Dorothy L. Sayers – Her Birthday and My Musings



Today, June 13, is the birthday of Dorothy L. Sayers, she was born in Oxford, England in 1893. She died on December 17, 1957. (Why did Sayers and Lewis and Williams go and die so young? Is this what writing does to one? Granted, 64 might not seem young to you, but it is increasingly young to me).

I just finished a biography of Sayers by Janet Hitchman, Such a Strange Lady. If you want a Sayers biography and haven’t read Barbara Reynolds’s, Dorothy L. Sayers: Her Life and Soul, read Reynolds first. Reynolds is a scholar who not only knew Sayers, she also completed Sayers’s work on Dante which was cut short by her death. Hitchman, on the other hand, reveals her lack of research throughout the book, often substituting her conjectures for substance. Hitchman wants us to know that her offering is an “introduction” to Sayers as if that gives her a pass on accuracy, she also must think she deserves a pass when she points out that she received no cooperation from the Sayers Estate in terms of access to letters and papers – sorry Ms. Hitchman, no cigar.

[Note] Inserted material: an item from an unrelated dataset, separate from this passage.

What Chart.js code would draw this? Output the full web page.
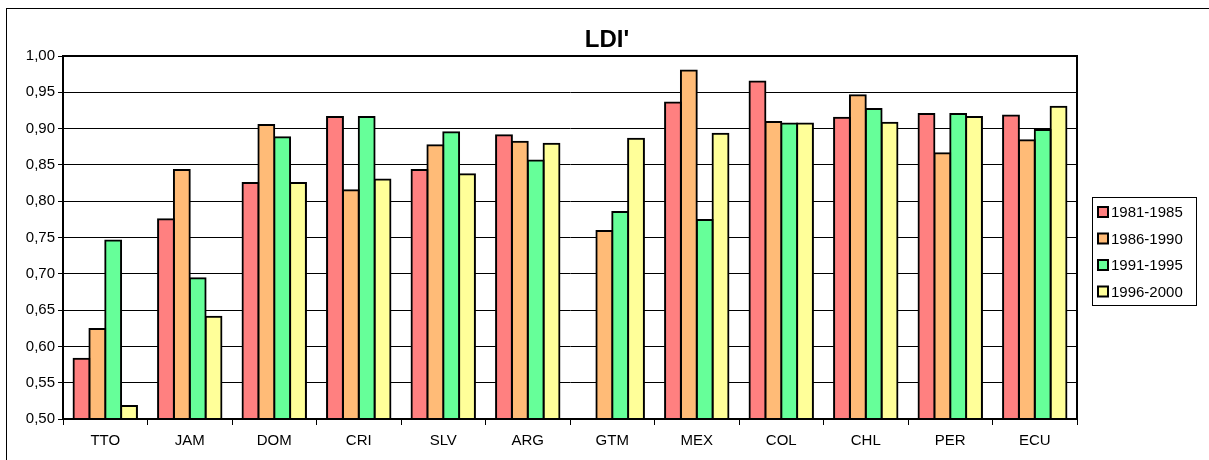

In one sense the fact that Hitchman’s work doesn’t have an index speaks volumes – how does one index inaccuracies and conjectures? (Though I admit biographers and historians have done it more than once). To me an index in a biography or history indicates order and attention to detail, as do footnotes or endnotes.

Here’s a sample of Hitchman, she is writing about Sayers’s correspondence with C. S. Lewis and Charles Williams:

“Dorothy corresponded with both of them, though these letters have not yet come to light, and they formed themselves into a kind of loosely knit club, referring to themselves as the Inklings because they thought they each had a glimpse of the meaning of God.” page 152.

If Hitchman is saying that Sayers was part of the Inklings she is wrong (I am confused by Hitchman’s writing here). Humphrey Carpenter in his book, The Inklings, quotes Lewis as saying that he didn’t think Sayers knew about the informal club’s existence. Furthermore, the Inklings was a literary club; its beginnings were literary and its continued life was literary – of course it contained wonderful Christian writers such as Lewis and Tolkien, and I think it's fair to say that Lewis became the hub of the wheel.